Andalucía
Cariño, di hola
El currículo de Manuel Cortés Romero no difiere demasiado del que se le puede afear a cualquier bípedo amamantado por el erario: sacó mal que bien un título sin valor en alguna desprestigiada universidad, se arrimó a un partido, pasilleó con indudable habilidad y comenzó, apenas desprendido de sus dientes de leche, a encadenar cargos de diversa índole gracias a eso que los cínicos llaman «vocación de servicio público». Es decir, tanto da la Concejalía de Obras de un ayuntamiento que la Consejería de Educación de la Junta: para ambas acredita idéntica capacitación, escasísima con tendencia a cero en el mejor de los casos, y el sueldo llega igualmente puntual el 27 de cada mes. Bienvenidos a la nueva política. Lo (poco) que se sabe, sin embargo, de la vida personal de Manuel Cortés Romero parece sacado de un sketch ochentero de televisión, de los tiempos en los que se podía hacer humor sin miedo a arder en una pira.
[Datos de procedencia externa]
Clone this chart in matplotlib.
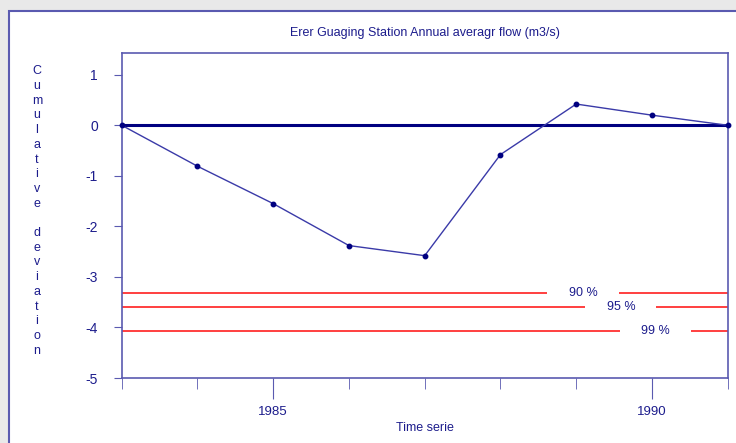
import matplotlib
matplotlib.use('Agg')
import matplotlib.pyplot as plt
from matplotlib.patches import Rectangle

plt.rcParams['font.family'] = ['Liberation Sans Narrow', 'Liberation Sans', 'DejaVu Sans']

# 数据
years = [1983, 1984, 1985, 1986, 1987, 1988, 1989, 1990, 1991]
cum_dev = [0.0, -0.81, -1.55, -2.38, -2.58, -0.58, 0.42, 0.20, 0.0]
conf_labels = ['90 %', '95 %', '99 %']
conf_values = [-3.31, -3.59, -4.08]

navy = '#000080'
ink = '#1c1c8c'
frame = '#5a5ab0'

fig = plt.figure(figsize=(7.36, 4.43), dpi=100)
fig.patch.set_facecolor('#e9e9e9')
# 白色面板和蓝色边框
fig.add_artist(Rectangle((9 / 736, -0.1), 1, 1.1 - 11 / 443, transform=fig.transFigure,
                         facecolor='white', edgecolor=frame, linewidth=1.5, zorder=-10))

ax = fig.add_axes([121.7 / 736, 1 - 378 / 443, (727.7 - 121.7) / 736, (378 - 53) / 443])
ax.set_xlim(1983, 1991)
ax.set_ylim(-5, 1.43)

# 零线
ax.axhline(0, color=navy, linewidth=2.2, zorder=2)
# 置信线，中间留出标签位置
label_x = [1989.09, 1989.59, 1990.05]
half_gap = 0.47
for lab, v, cx in zip(conf_labels, conf_values, label_x):
    ax.hlines(v, 1983, cx - half_gap, color='#ff3030', linewidth=1.3)
    ax.hlines(v, cx + half_gap, 1991, color='#ff3030', linewidth=1.3)
    ax.text(cx, v, lab, color=ink, fontsize=9, ha='center', va='center')

ax.plot(years, cum_dev, color='#3a3aa8', linewidth=1, marker='o', markersize=3.2,
        markerfacecolor=navy, markeredgecolor=navy, zorder=3, clip_on=False)

for s in ax.spines.values():
    s.set_color(frame)
    s.set_linewidth(1.2)

ax.set_yticks([1, 0, -1, -2, -3, -4, -5])
ax.set_yticklabels(['1', '0', '-1', '-2', '-3', '-4', '-5'])
ax.set_xticks([1985, 1990])
ax.set_xticks(years, minor=True)
ax.tick_params(axis='y', colors=frame, labelcolor=ink, length=6, labelsize=10, pad=11)
ax.tick_params(axis='x', which='major', colors=frame, labelcolor=ink, length=15, labelsize=9.5, pad=5)
ax.tick_params(axis='x', which='minor', colors=frame, length=8)

ax.set_xlabel('Time serie', color=ink, fontsize=9, labelpad=3)
fig.text((121.7 + 727.7) / 2 / 736, 1 - 33 / 443, 'Erer Guaging Station Annual averagr flow (m3/s)',
         color=ink, fontsize=9, ha='center', va='center')

# 竖排的y轴标题
ylab = '\n'.join('Cumulative deviation')
fig.text(37 / 736, 1 - 211 / 443, ylab, color=ink, fontsize=9, ha='center', va='center',
         linespacing=1.3)

plt.savefig('out.png', dpi=100)
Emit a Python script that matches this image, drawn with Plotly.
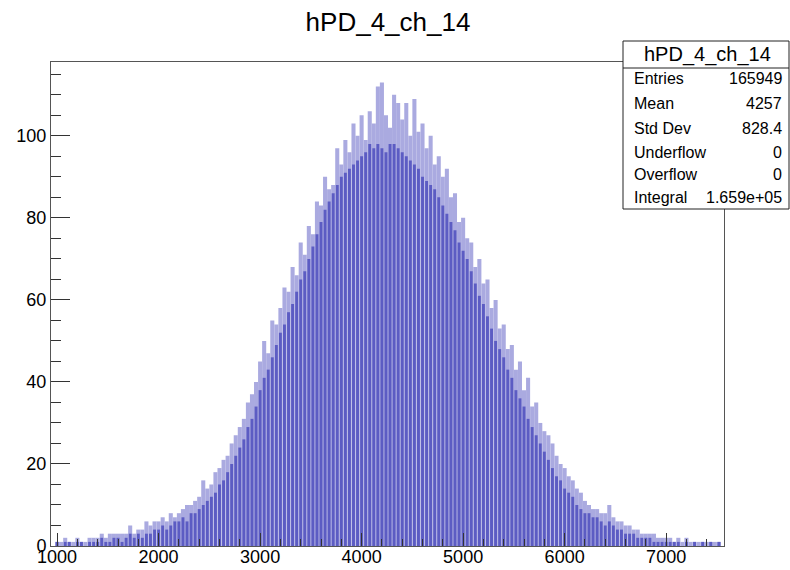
import plotly.graph_objects as go

# ---------------- data ----------------
bin_start = 1000      # centre of first displayed bin
bin_width = 40        # display bin width (ADC units)

# dense (dark) level of the histogram in each display bin
body_counts = [
    1, 0, 1, 1, 0,        # 1000-1160
    1, 1, 0, 1, 1,        # 1200-1360
    1, 2, 1, 1, 2,        # 1400-1560
    2, 1, 2, 3, 2,        # 1600-1760
    3, 2, 3, 3, 4,        # 1800-1960
    4, 5, 4, 5, 6,        # 2000-2160
    6, 7, 6, 8, 8,        # 2200-2360
    9, 10, 11, 12, 13,    # 2400-2560
    15, 16, 18, 20, 22,   # 2600-2760
    24, 26, 29, 31, 34,   # 2800-2960
    38, 41, 43, 46, 49,   # 3000-3160
    52, 54, 57, 59, 62,   # 3200-3360
    65, 67, 70, 73, 76,   # 3400-3560
    79, 82, 84, 86, 88,   # 3600-3760
    90, 91, 92, 93, 94,   # 3800-3960
    95, 96, 98, 97, 98,   # 4000-4160
    97, 96, 98, 98, 97,   # 4200-4360
    96, 95, 94, 93, 92,   # 4400-4560
    90, 89, 88, 87, 85,   # 4600-4760
    83, 81, 79, 77, 74,   # 4800-4960
    72, 70, 67, 64, 61,   # 5000-5160
    59, 56, 53, 50, 48,   # 5200-5360
    46, 43, 41, 38, 36,   # 5400-5560
    34, 31, 29, 27, 25,   # 5600-5760
    23, 21, 19, 17, 16,   # 5800-5960
    14, 13, 12, 10, 9,    # 6000-6160
    8, 8, 7, 7, 6,        # 6200-6360
    5, 6, 5, 4, 4,        # 6400-6560
    3, 3, 3, 2, 2,        # 6600-6760
    2, 2, 1, 1, 1,        # 6800-6960
    1, 1, 1, 1, 0,        # 7000-7160
    1, 0, 1, 0, 1,        # 7200-7360
    0, 1, 0, 1,           # 7400-7520
]

# highest bin (light spikes) in each display bin
peak_counts = [
    1, 1, 2, 1, 1,
    2, 1, 1, 2, 2,
    2, 3, 2, 3, 3,
    3, 3, 3, 5, 3,
    4, 4, 6, 5, 6,
    6, 7, 6, 8, 7,
    8, 9, 10, 10, 11,
    12, 16, 14, 15, 18,
    19, 21, 22, 25, 27,
    29, 31, 35, 37, 40,
    45, 50, 47, 55, 54,
    58, 63, 62, 68, 66,
    74, 71, 78, 76, 84,
    83, 90, 87, 88, 97,
    93, 99, 96, 103, 100,
    105, 99, 106, 103, 112,
    113, 105, 102, 110, 108,
    104, 108, 100, 109, 101,
    103, 97, 100, 93, 95,
    90, 92, 85, 86, 79,
    80, 75, 74, 68, 70,
    64, 65, 58, 60, 53,
    54, 48, 49, 43, 45,
    38, 41, 34, 35, 30,
    28, 27, 25, 22, 20,
    19, 17, 16, 14, 13,
    11, 10, 9, 9, 8,
    8, 10, 7, 6, 6,
    5, 5, 4, 4, 3,
    3, 3, 3, 2, 2,
    2, 2, 1, 2, 1,
    2, 1, 1, 1, 1,
    1, 1, 1, 1,
]

x_ticks = [1000, 2000, 3000, 4000, 5000, 6000, 7000]
y_ticks = [0, 20, 40, 60, 80, 100]

hist_name = "hPD_4_ch_14"
stat_labels = ["Entries", "Mean", "Std Dev", "Underflow", "Overflow", "Integral"]
stat_values = ["165949", "4257", "828.4", "0", "0", "1.659e+05"]

# ---------------- figure ----------------
centers = [bin_start + bin_width * i for i in range(len(body_counts))]

FONT = "Liberation Sans, Arial, Helvetica, sans-serif"
LIGHT = "#aaaae0"
DARK = "#5c5cc3"

fig = go.Figure()
fig.add_trace(go.Bar(x=centers, y=peak_counts, width=bin_width,
                     marker=dict(color=LIGHT, line=dict(width=0)),
                     hoverinfo="skip", showlegend=False))
fig.add_trace(go.Bar(x=centers, y=body_counts, width=bin_width * 0.72,
                     marker=dict(color=DARK, line=dict(width=0)),
                     hoverinfo="skip", showlegend=False))

L, R, T, B = 51, 66, 62, 24
W, H = 790, 570
pw, ph = W - L - R, H - T - B

def px(x):
    return (x - L) / pw

def py(y):
    return (H - B - y) / ph

fig.update_layout(
    width=W, height=H,
    margin=dict(l=L, r=R, t=T, b=B, pad=0),
    paper_bgcolor="white", plot_bgcolor="white",
    barmode="overlay",
    font=dict(family=FONT, color="black"),
    title=dict(text=hist_name, x=388 / W, xanchor="center",
               y=1 - 22 / H, yanchor="middle",
               font=dict(size=26, family=FONT, color="black")),
    xaxis=dict(range=[940, 7570], tickvals=x_ticks, automargin=False,
               ticks="inside", ticklen=13, tickwidth=1, tickcolor="#333",
               minor=dict(dtick=200, tick0=1000, ticks="inside", ticklen=7,
                          tickcolor="#333", showgrid=False),
               showgrid=False, zeroline=False,
               showline=True, mirror=True, linecolor="#555", linewidth=1,
               ticklabelstandoff=-6,
               tickfont=dict(size=18, family=FONT, color="black")),
    yaxis=dict(range=[0, 118], tickvals=y_ticks, automargin=False,
               ticks="inside", ticklen=19, tickwidth=1, tickcolor="#333",
               minor=dict(dtick=5, tick0=0, ticks="inside", ticklen=10,
                          tickcolor="#333", showgrid=False),
               showgrid=False, zeroline=False,
               showline=True, mirror=True, linecolor="#555", linewidth=1,
               tickfont=dict(size=18, family=FONT, color="black")),
)

# stats box
bx0, bx1 = px(623), px(789)
by_top, by_div, by_bot = py(41), py(68), py(209)
fig.add_shape(type="rect", xref="paper", yref="paper",
              x0=bx0, x1=bx1, y0=by_bot, y1=by_top,
              line=dict(color="#222", width=1), fillcolor="white", layer="above")
fig.add_shape(type="line", xref="paper", yref="paper",
              x0=bx0, x1=bx1, y0=by_div, y1=by_div,
              line=dict(color="#222", width=1), layer="above")
fig.add_annotation(xref="paper", yref="paper", x=px(707), y=py(54),
                   text=hist_name, showarrow=False, xanchor="center",
                   yanchor="middle", font=dict(size=20, family=FONT, color="black"))
row_y = [78, 103, 128, 152, 174, 198]
for lab, val, yy in zip(stat_labels, stat_values, row_y):
    fig.add_annotation(xref="paper", yref="paper", x=px(632), y=py(yy),
                       text=lab, showarrow=False, xanchor="left", yanchor="middle",
                       font=dict(size=16, family=FONT, color="black"))
    fig.add_annotation(xref="paper", yref="paper", x=px(784), y=py(yy),
                       text=val, showarrow=False, xanchor="right", yanchor="middle",
                       font=dict(size=16, family=FONT, color="black"))

fig.write_html("out.html")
El hombre, tranquilo en su oficina, recibe la visita de una guapísima sinsorga que lo sumerge en una vergüenza oceánica al involucrarlo en la mayor exhibición de frivolidad de la historia política reciente. De Virginia Moreno, realizadora y protagonista de este cortometraje gonzo, podría decirse que actúa con fingida ingenuidad, que la paradoja entre esa impostura y el magnetismo de sus labios curiosones evoca en el espectador un lejano, turbador, aroma de Lolita. Pero no: es que la pobre es así de zopenca y no ha comprendido que la Res Publica es asunto serio, digno del mayor respeto. Se percibe la atribulación del director general del ramo, a quien se intuye al fondo del plano sonrojado como sólo se abochorna un enamorado. La guapura está sobrevalorada y el pudor debería primar sobre estas profesiones públicas de devoción al prójimo. No corren tiempos de contención.